**WHAT YOU HAVE TO DO**: Repeat all the material exactly; pictures stay out of your copy.

**DATASET EXCERPT**:

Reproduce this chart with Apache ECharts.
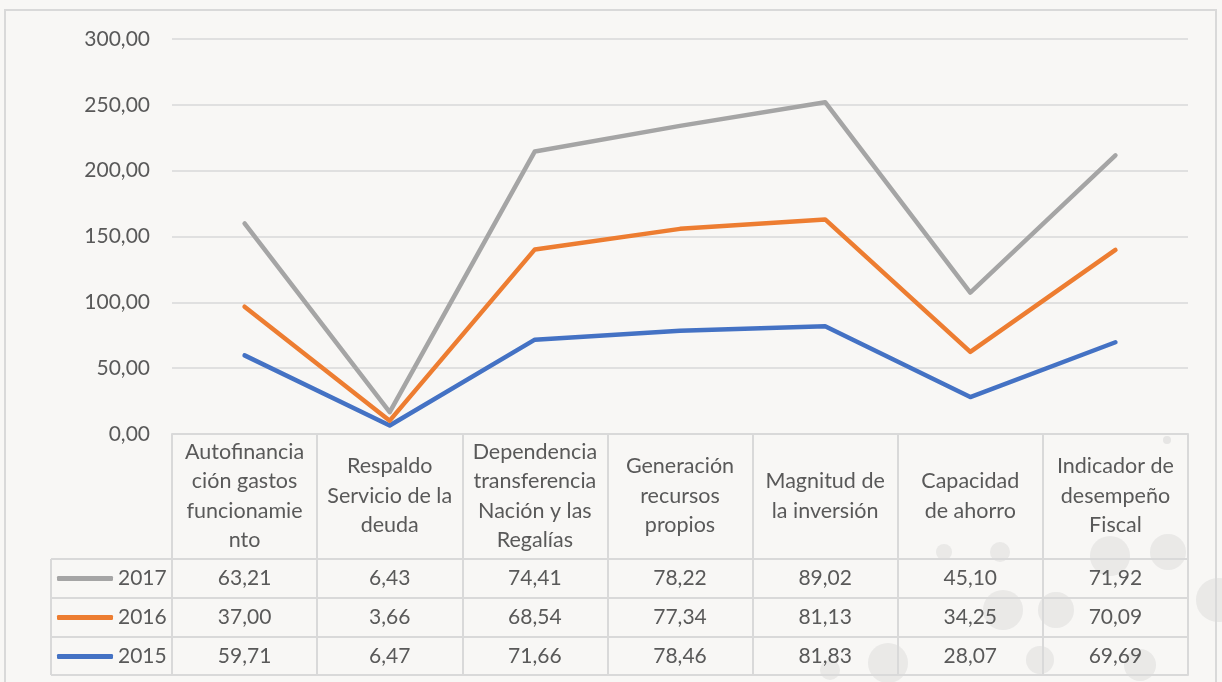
<!DOCTYPE html>
<html>
<head>
<meta charset="utf-8">
<script src="https://cdn.jsdelivr.net/npm/echarts@6/dist/echarts.min.js"></script>
<style>
  html, body { margin: 0; padding: 0; background: #f8f7f5; }
  #main { width: 1222px; height: 682px; }
</style>
</head>
<body>
<div id="main"></div>
<script>
// categorias (con los saltos de linea del original)
var categories = [
  "Autofinancia\nción gastos\nfuncionamie\nnto",
  "Respaldo\nServicio de la\ndeuda",
  "Dependencia\ntransferencia\nNación y las\nRegalías",
  "Generación\nrecursos\npropios",
  "Magnitud de\nla inversión",
  "Capacidad\nde ahorro",
  "Indicador de\ndesempeño\nFiscal"
];
var years = ["2017", "2016", "2015"];
var v2017 = [63.21, 6.43, 74.41, 78.22, 89.02, 45.10, 71.92];
var v2016 = [37.00, 3.66, 68.54, 77.34, 81.13, 34.25, 70.09];
var v2015 = [59.71, 6.47, 71.66, 78.46, 81.83, 28.07, 69.69];
var yTicks = [0, 50, 100, 150, 200, 250, 300];

var textColor = "#595959";
var gridColor = "#d9d9d9";
var fontFam = "Lato, 'Open Sans', sans-serif";

function fmt(v) {
  return v.toFixed(2).replace(".", ",");
}

// eje de una fila de la tabla de datos
function rowAxis(offset, vals) {
  return {
    type: "category",
    gridIndex: 0,
    position: "bottom",
    offset: offset,
    data: categories,
    axisLine: { show: true, lineStyle: { color: gridColor, width: 2 } },
    axisTick: { show: false },
    axisLabel: {
      show: !!vals,
      interval: 0,
      margin: 19,
      verticalAlign: "middle",
      fontSize: 21,
      fontFamily: fontFam,
      color: textColor,
      formatter: function (v, i) { return vals ? fmt(vals[i]) : ""; }
    }
  };
}

var myChart = echarts.init(document.getElementById("main"));
myChart.setOption({
  backgroundColor: "#f8f7f5",
  animation: false,
  grid: { left: 172, right: 34, top: 39, bottom: 248 },
  legend: {
    orient: "vertical",
    left: 57,
    top: 559,
    padding: 0,
    itemGap: 0,
    icon: "roundRect",
    itemWidth: 56,
    itemHeight: 5,
    data: years,
    textStyle: { fontSize: 21, lineHeight: 39, color: textColor, fontFamily: fontFam }
  },
  xAxis: [
    {
      type: "category",
      data: categories,
      axisLine: { show: true, lineStyle: { color: gridColor, width: 2 } },
      axisTick: { show: true, interval: 0, length: 241, lineStyle: { color: gridColor, width: 2 } },
      axisLabel: {
        interval: 0,
        margin: 62,
        verticalAlign: "middle",
        fontSize: 21.5,
        lineHeight: 29.5,
        fontFamily: fontFam,
        color: textColor
      }
    },
    rowAxis(125, v2017),
    rowAxis(164, v2016),
    rowAxis(203, v2015),
    rowAxis(241, null)
  ],
  yAxis: {
    type: "value",
    min: yTicks[0],
    max: yTicks[yTicks.length - 1],
    interval: 50,
    axisLine: { show: false },
    axisTick: { show: false },
    axisLabel: {
      margin: 22,
      fontSize: 21,
      fontFamily: fontFam,
      color: textColor,
      formatter: function (v) { return fmt(v); }
    },
    splitLine: { lineStyle: { color: gridColor, width: 1.5 } }
  },
  series: [
    {
      name: "2015", type: "line", stack: "total", data: v2015, symbol: "none",
      color: "#4472C4",
      lineStyle: { width: 4.5, cap: "round", join: "round" }
    },
    {
      name: "2016", type: "line", stack: "total", data: v2016, symbol: "none",
      color: "#ED7D31",
      lineStyle: { width: 4.5, cap: "round", join: "round" }
    },
    {
      name: "2017", type: "line", stack: "total", data: v2017, symbol: "none",
      color: "#A5A5A5",
      lineStyle: { width: 4.5, cap: "round", join: "round" }
    }
  ],
  graphic: [
    // marco exterior
    { type: "rect", z: -10, shape: { x: 5, y: 10, width: 1211, height: 700 },
      style: { fill: "none", stroke: "#d9d9d9", lineWidth: 2 } },
    // burbujas decorativas
    { type: "circle", z: -20, shape: { cx: 1110, cy: 556, r: 20 }, style: { fill: "rgba(190,190,190,0.25)" } },
    { type: "circle", z: -20, shape: { cx: 1168, cy: 552, r: 18 }, style: { fill: "rgba(190,190,190,0.25)" } },
    { type: "circle", z: -20, shape: { cx: 1056, cy: 610, r: 18 }, style: { fill: "rgba(190,190,190,0.25)" } },
    { type: "circle", z: -20, shape: { cx: 1003, cy: 610, r: 20 }, style: { fill: "rgba(190,190,190,0.25)" } },
    { type: "circle", z: -20, shape: { cx: 1218, cy: 600, r: 22 }, style: { fill: "rgba(190,190,190,0.25)" } },
    { type: "circle", z: -20, shape: { cx: 888, cy: 663, r: 20 }, style: { fill: "rgba(190,190,190,0.25)" } },
    { type: "circle", z: -20, shape: { cx: 944, cy: 552, r: 8 }, style: { fill: "rgba(190,190,190,0.25)" } },
    { type: "circle", z: -20, shape: { cx: 1000, cy: 552, r: 10 }, style: { fill: "rgba(190,190,190,0.25)" } },
    { type: "circle", z: -20, shape: { cx: 1040, cy: 660, r: 14 }, style: { fill: "rgba(190,190,190,0.25)" } },
    { type: "circle", z: -20, shape: { cx: 1140, cy: 665, r: 16 }, style: { fill: "rgba(190,190,190,0.25)" } },
    { type: "circle", z: -20, shape: { cx: 830, cy: 670, r: 10 }, style: { fill: "rgba(190,190,190,0.25)" } },
    { type: "circle", z: -20, shape: { cx: 1167, cy: 440, r: 4 }, style: { fill: "rgba(190,190,190,0.3)" } },
    // lineas de la columna de leyenda
    { type: "line", shape: { x1: 51, y1: 559, x2: 172, y2: 559 }, style: { stroke: gridColor, lineWidth: 2 } },
    { type: "line", shape: { x1: 51, y1: 598, x2: 172, y2: 598 }, style: { stroke: gridColor, lineWidth: 2 } },
    { type: "line", shape: { x1: 51, y1: 637, x2: 172, y2: 637 }, style: { stroke: gridColor, lineWidth: 2 } },
    { type: "line", shape: { x1: 51, y1: 675, x2: 172, y2: 675 }, style: { stroke: gridColor, lineWidth: 2 } },
    { type: "line", shape: { x1: 51, y1: 559, x2: 51, y2: 675 }, style: { stroke: gridColor, lineWidth: 2 } }
  ]
});
</script>
</body>
</html>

**EXPECTED OUTPUT**:
Reproduce this chart with Apache ECharts.
<!DOCTYPE html>
<html>
<head>
<meta charset="utf-8">
<script src="https://cdn.jsdelivr.net/npm/echarts@6/dist/echarts.min.js"></script>
<style>
  html, body { margin: 0; padding: 0; background: #f8f7f5; }
  #main { width: 1222px; height: 682px; }
</style>
</head>
<body>
<div id="main"></div>
<script>
// categorias (con los saltos de linea del original)
var categories = [
  "Autofinancia\nción gastos\nfuncionamie\nnto",
  "Respaldo\nServicio de la\ndeuda",
  "Dependencia\ntransferencia\nNación y las\nRegalías",
  "Generación\nrecursos\npropios",
  "Magnitud de\nla inversión",
  "Capacidad\nde ahorro",
  "Indicador de\ndesempeño\nFiscal"
];
var years = ["2017", "2016", "2015"];
var v2017 = [63.21, 6.43, 74.41, 78.22, 89.02, 45.10, 71.92];
var v2016 = [37.00, 3.66, 68.54, 77.34, 81.13, 34.25, 70.09];
var v2015 = [59.71, 6.47, 71.66, 78.46, 81.83, 28.07, 69.69];
var yTicks = [0, 50, 100, 150, 200, 250, 300];

var textColor = "#595959";
var gridColor = "#d9d9d9";
var fontFam = "Lato, 'Open Sans', sans-serif";

function fmt(v) {
  return v.toFixed(2).replace(".", ",");
}

// eje de una fila de la tabla de datos
function rowAxis(offset, vals) {
  return {
    type: "category",
    gridIndex: 0,
    position: "bottom",
    offset: offset,
    data: categories,
    axisLine: { show: true, lineStyle: { color: gridColor, width: 2 } },
    axisTick: { show: false },
    axisLabel: {
      show: !!vals,
      interval: 0,
      margin: 19,
      verticalAlign: "middle",
      fontSize: 21,
      fontFamily: fontFam,
      color: textColor,
      formatter: function (v, i) { return vals ? fmt(vals[i]) : ""; }
    }
  };
}

var myChart = echarts.init(document.getElementById("main"));
myChart.setOption({
  backgroundColor: "#f8f7f5",
  animation: false,
  grid: { left: 172, right: 34, top: 39, bottom: 248 },
  legend: {
    orient: "vertical",
    left: 57,
    top: 559,
    padding: 0,
    itemGap: 0,
    icon: "roundRect",
    itemWidth: 56,
    itemHeight: 5,
    data: years,
    textStyle: { fontSize: 21, lineHeight: 39, color: textColor, fontFamily: fontFam }
  },
  xAxis: [
    {
      type: "category",
      data: categories,
      axisLine: { show: true, lineStyle: { color: gridColor, width: 2 } },
      axisTick: { show: true, interval: 0, length: 241, lineStyle: { color: gridColor, width: 2 } },
      axisLabel: {
        interval: 0,
        margin: 62,
        verticalAlign: "middle",
        fontSize: 21.5,
        lineHeight: 29.5,
        fontFamily: fontFam,
        color: textColor
      }
    },
    rowAxis(125, v2017),
    rowAxis(164, v2016),
    rowAxis(203, v2015),
    rowAxis(241, null)
  ],
  yAxis: {
    type: "value",
    min: yTicks[0],
    max: yTicks[yTicks.length - 1],
    interval: 50,
    axisLine: { show: false },
    axisTick: { show: false },
    axisLabel: {
      margin: 22,
      fontSize: 21,
      fontFamily: fontFam,
      color: textColor,
      formatter: function (v) { return fmt(v); }
    },
    splitLine: { lineStyle: { color: gridColor, width: 1.5 } }
  },
  series: [
    {
      name: "2015", type: "line", stack: "total", data: v2015, symbol: "none",
      color: "#4472C4",
      lineStyle: { width: 4.5, cap: "round", join: "round" }
    },
    {
      name: "2016", type: "line", stack: "total", data: v2016, symbol: "none",
      color: "#ED7D31",
      lineStyle: { width: 4.5, cap: "round", join: "round" }
    },
    {
      name: "2017", type: "line", stack: "total", data: v2017, symbol: "none",
      color: "#A5A5A5",
      lineStyle: { width: 4.5, cap: "round", join: "round" }
    }
  ],
  graphic: [
    // marco exterior
    { type: "rect", z: -10, shape: { x: 5, y: 10, width: 1211, height: 700 },
      style: { fill: "none", stroke: "#d9d9d9", lineWidth: 2 } },
    // burbujas decorativas
    { type: "circle", z: -20, shape: { cx: 1110, cy: 556, r: 20 }, style: { fill: "rgba(190,190,190,0.25)" } },
    { type: "circle", z: -20, shape: { cx: 1168, cy: 552, r: 18 }, style: { fill: "rgba(190,190,190,0.25)" } },
    { type: "circle", z: -20, shape: { cx: 1056, cy: 610, r: 18 }, style: { fill: "rgba(190,190,190,0.25)" } },
    { type: "circle", z: -20, shape: { cx: 1003, cy: 610, r: 20 }, style: { fill: "rgba(190,190,190,0.25)" } },
    { type: "circle", z: -20, shape: { cx: 1218, cy: 600, r: 22 }, style: { fill: "rgba(190,190,190,0.25)" } },
    { type: "circle", z: -20, shape: { cx: 888, cy: 663, r: 20 }, style: { fill: "rgba(190,190,190,0.25)" } },
    { type: "circle", z: -20, shape: { cx: 944, cy: 552, r: 8 }, style: { fill: "rgba(190,190,190,0.25)" } },
    { type: "circle", z: -20, shape: { cx: 1000, cy: 552, r: 10 }, style: { fill: "rgba(190,190,190,0.25)" } },
    { type: "circle", z: -20, shape: { cx: 1040, cy: 660, r: 14 }, style: { fill: "rgba(190,190,190,0.25)" } },
    { type: "circle", z: -20, shape: { cx: 1140, cy: 665, r: 16 }, style: { fill: "rgba(190,190,190,0.25)" } },
    { type: "circle", z: -20, shape: { cx: 830, cy: 670, r: 10 }, style: { fill: "rgba(190,190,190,0.25)" } },
    { type: "circle", z: -20, shape: { cx: 1167, cy: 440, r: 4 }, style: { fill: "rgba(190,190,190,0.3)" } },
    // lineas de la columna de leyenda
    { type: "line", shape: { x1: 51, y1: 559, x2: 172, y2: 559 }, style: { stroke: gridColor, lineWidth: 2 } },
    { type: "line", shape: { x1: 51, y1: 598, x2: 172, y2: 598 }, style: { stroke: gridColor, lineWidth: 2 } },
    { type: "line", shape: { x1: 51, y1: 637, x2: 172, y2: 637 }, style: { stroke: gridColor, lineWidth: 2 } },
    { type: "line", shape: { x1: 51, y1: 675, x2: 172, y2: 675 }, style: { stroke: gridColor, lineWidth: 2 } },
    { type: "line", shape: { x1: 51, y1: 559, x2: 51, y2: 675 }, style: { stroke: gridColor, lineWidth: 2 } }
  ]
});
</script>
</body>
</html>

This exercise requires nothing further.